▸ Given information:
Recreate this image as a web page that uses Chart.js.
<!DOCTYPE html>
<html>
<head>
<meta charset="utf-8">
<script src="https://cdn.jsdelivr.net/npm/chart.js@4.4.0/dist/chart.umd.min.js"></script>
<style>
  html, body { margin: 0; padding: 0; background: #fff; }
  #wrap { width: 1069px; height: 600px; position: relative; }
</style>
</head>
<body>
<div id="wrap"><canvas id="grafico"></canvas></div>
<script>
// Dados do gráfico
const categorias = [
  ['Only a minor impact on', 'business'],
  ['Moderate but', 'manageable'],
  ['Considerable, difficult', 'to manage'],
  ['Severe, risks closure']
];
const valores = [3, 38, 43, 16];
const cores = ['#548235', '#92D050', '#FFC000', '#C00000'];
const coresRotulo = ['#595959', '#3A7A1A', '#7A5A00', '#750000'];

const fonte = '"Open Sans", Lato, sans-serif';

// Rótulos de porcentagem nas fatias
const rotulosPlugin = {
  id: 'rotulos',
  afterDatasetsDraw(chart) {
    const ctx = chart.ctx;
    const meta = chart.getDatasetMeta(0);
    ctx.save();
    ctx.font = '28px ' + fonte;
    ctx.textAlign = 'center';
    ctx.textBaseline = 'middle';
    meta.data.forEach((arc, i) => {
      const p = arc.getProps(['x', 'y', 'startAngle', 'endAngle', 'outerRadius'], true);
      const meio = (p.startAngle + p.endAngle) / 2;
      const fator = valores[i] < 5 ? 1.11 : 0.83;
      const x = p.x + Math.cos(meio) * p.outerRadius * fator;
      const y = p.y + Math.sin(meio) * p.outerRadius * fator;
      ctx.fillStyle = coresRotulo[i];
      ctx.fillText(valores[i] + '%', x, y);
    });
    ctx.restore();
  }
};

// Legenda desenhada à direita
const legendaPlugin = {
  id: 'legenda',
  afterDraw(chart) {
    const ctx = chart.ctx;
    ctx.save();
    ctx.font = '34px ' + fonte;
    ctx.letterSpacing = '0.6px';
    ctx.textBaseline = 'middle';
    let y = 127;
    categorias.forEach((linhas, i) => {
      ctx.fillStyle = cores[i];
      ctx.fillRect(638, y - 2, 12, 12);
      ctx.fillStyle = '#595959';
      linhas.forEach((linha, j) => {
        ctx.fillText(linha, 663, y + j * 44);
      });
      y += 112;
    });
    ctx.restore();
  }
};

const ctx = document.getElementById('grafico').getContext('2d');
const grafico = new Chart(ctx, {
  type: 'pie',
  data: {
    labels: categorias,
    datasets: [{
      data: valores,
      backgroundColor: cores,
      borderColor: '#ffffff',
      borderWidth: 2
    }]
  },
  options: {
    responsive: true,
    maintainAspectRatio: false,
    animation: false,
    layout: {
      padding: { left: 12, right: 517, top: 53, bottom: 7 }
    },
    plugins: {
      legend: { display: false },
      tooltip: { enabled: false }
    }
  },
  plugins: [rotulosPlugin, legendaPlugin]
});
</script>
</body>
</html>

▸ Written exercise: Make an exact copy of every line in the data.

▸ Exercise response:
Recreate this image as a web page that uses Chart.js.
<!DOCTYPE html>
<html>
<head>
<meta charset="utf-8">
<script src="https://cdn.jsdelivr.net/npm/chart.js@4.4.0/dist/chart.umd.min.js"></script>
<style>
  html, body { margin: 0; padding: 0; background: #fff; }
  #wrap { width: 1069px; height: 600px; position: relative; }
</style>
</head>
<body>
<div id="wrap"><canvas id="grafico"></canvas></div>
<script>
// Dados do gráfico
const categorias = [
  ['Only a minor impact on', 'business'],
  ['Moderate but', 'manageable'],
  ['Considerable, difficult', 'to manage'],
  ['Severe, risks closure']
];
const valores = [3, 38, 43, 16];
const cores = ['#548235', '#92D050', '#FFC000', '#C00000'];
const coresRotulo = ['#595959', '#3A7A1A', '#7A5A00', '#750000'];

const fonte = '"Open Sans", Lato, sans-serif';

// Rótulos de porcentagem nas fatias
const rotulosPlugin = {
  id: 'rotulos',
  afterDatasetsDraw(chart) {
    const ctx = chart.ctx;
    const meta = chart.getDatasetMeta(0);
    ctx.save();
    ctx.font = '28px ' + fonte;
    ctx.textAlign = 'center';
    ctx.textBaseline = 'middle';
    meta.data.forEach((arc, i) => {
      const p = arc.getProps(['x', 'y', 'startAngle', 'endAngle', 'outerRadius'], true);
      const meio = (p.startAngle + p.endAngle) / 2;
      const fator = valores[i] < 5 ? 1.11 : 0.83;
      const x = p.x + Math.cos(meio) * p.outerRadius * fator;
      const y = p.y + Math.sin(meio) * p.outerRadius * fator;
      ctx.fillStyle = coresRotulo[i];
      ctx.fillText(valores[i] + '%', x, y);
    });
    ctx.restore();
  }
};

// Legenda desenhada à direita
const legendaPlugin = {
  id: 'legenda',
  afterDraw(chart) {
    const ctx = chart.ctx;
    ctx.save();
    ctx.font = '34px ' + fonte;
    ctx.letterSpacing = '0.6px';
    ctx.textBaseline = 'middle';
    let y = 127;
    categorias.forEach((linhas, i) => {
      ctx.fillStyle = cores[i];
      ctx.fillRect(638, y - 2, 12, 12);
      ctx.fillStyle = '#595959';
      linhas.forEach((linha, j) => {
        ctx.fillText(linha, 663, y + j * 44);
      });
      y += 112;
    });
    ctx.restore();
  }
};

const ctx = document.getElementById('grafico').getContext('2d');
const grafico = new Chart(ctx, {
  type: 'pie',
  data: {
    labels: categorias,
    datasets: [{
      data: valores,
      backgroundColor: cores,
      borderColor: '#ffffff',
      borderWidth: 2
    }]
  },
  options: {
    responsive: true,
    maintainAspectRatio: false,
    animation: false,
    layout: {
      padding: { left: 12, right: 517, top: 53, bottom: 7 }
    },
    plugins: {
      legend: { display: false },
      tooltip: { enabled: false }
    }
  },
  plugins: [rotulosPlugin, legendaPlugin]
});
</script>
</body>
</html>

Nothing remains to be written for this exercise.